Can Iran and Saudi Arabia bury the past and end the Yemen war?

The two rivals held first direct talks in years, but experts say several sticking points remain.

Iraqi Prime Minister Mustafa al Kadhimi played an important role in arranging direct talks between Saudi and Iranian officials.
AP

Iraqi Prime Minister Mustafa al Kadhimi played an important role in arranging direct talks between Saudi and Iranian officials.

The first direct talks between Iran and Saudi Arabia offer an opportunity to ease tensions in the Middle East, which has been marred by proxy wars and an economic slowdown perpetuated by a drop in the price of oil, experts say. 

Top officials from the regional rivals met in Iraq on April 9 for the first time since they had severed ties in 2016 when Riyadh executed a Shia cleric Sheikh Nimr al-Nimr, prompting violent protests in Iran. 

Tehran is looking forward to restart negotiations over its nuclear programme with the United States while Saudi Arabia wants to extricate itself from the years-long bloody war in Yemen. 

“I think it’s a very positive sign that they are talking to each other,” says Joost Hiltermann, the Middle East and North Africa director at the Crisis Group. “But I don’t think these are negotiations. They are exchanging views to see if they can reach some common ground.” 

News about the talks, which haven’t been officially confirmed by Iran or Saudi Arabia, was first reported by the Financial Times. There are indications that the officials involved - including Saudi intelligence chief Khalid bin Ali al-Humaidan - will meet again for a follow-up round.

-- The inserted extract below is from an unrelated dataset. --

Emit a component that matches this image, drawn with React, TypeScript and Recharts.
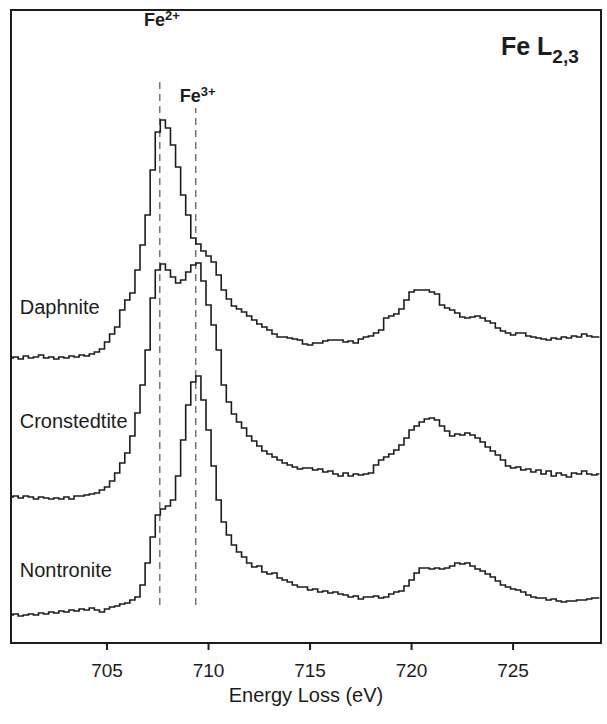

Iraq’s Prime Minister Mustafa al Kadhimi, who went to Saudi Arabia on an  official visit last month, has played a major role in facilitating the talks between the arch-rivals. 

The Yemen conflict is at the heart of the talks. Saudi Arabia shares a border with impoverished Yemen where Iran-backed Houthi rebels have gained an upper hand against a Riyadh-backed government.  

In the last few years, the Houthis have launched repeated drone attacks on Saudi oil facilities including the one in September 2019, which disrupted half of the kingdom’s petroleum supply. 

AP

Houthis have used advanced weapons including drones to hit Saudi oil facilities.

The new US President Joe Biden has been critical of the Saudi use of lethal air power in Yemen unlike his predecessor, Donald Trump, who looked the other way even as human rights groups repeatedly said that civilians were being killed in Saudi air raids. 

More than 100,000 people have been killed since Saudi Arabia entered the Yemen conflict in 2015. 

“From the Saudi perspective, the Houthi attacks are getting out of control. It has been an unwinnable war for them. They also realise that the Biden administration wants the Yemen war to come to an end,” says Hiltermann. 

“But the Saudis also want some of their concerns to be addressed - the main one being the Houthis and how Iran brings them to the negotiating table.”

A pending agreement

Another development that has prompted Saudi Arabia and Iran to explore ways of easing tensions has to do with the 2015 nuclear agreement, or Joint Comprehensive Plan of Action (JCPOA).

The JCPOA was signed between Iran and the US, Britain, France, Germany, Russia, China and the European Union. It offered Iran relief from sanctions in return for curbs on its nuclear programme. But former US President Trump withdrew Washington from the agreement and imposed back-breaking sanctions on Iran. 

Now the Biden administration is exploring ways of putting the JCPOA back on track. Last month, the US and Iran held indirect talks in Vienna to see how they can restart the process. 

Riyadh, which had earlier backed Trump over his Iran sanctions, is now expected to refrain from lobbying against the deal. 

Instead, Saudi Arabia and its partners in the Gulf Cooperation Council (GCC) insist that a US deal with Iran goes beyond just the nuclear talks and cover issues such as Tehran’s ballistic missile programme. 

“Obviously the ballistic programme is out of reach for the most part,” says Dr Andreas Krieg, a lecturer at the School of Security Studies at the King’s College London. 

“But they (the Americans) want a solution that at least works in a way that they can send it to the Saudis and other gulf states as a wider agreement beyond the nuclear programme.”  

At the same time, the US has made it clear to the Iranians that its interference in other countries including Yemen can undermine the JCPOA. 

While there’s an expectation that Iran will influence the Houthis to end the war, it’s unclear if its efforts will actually work. 

“Iranians have control but not enough where they can switch off the Houthi activity as they wish,”  says Krieg. 

“Houthis are self contained and self sufficient actors in many ways. Even if the Iranians withdraw entirely from Yemen, the Houthis can continue fighting.”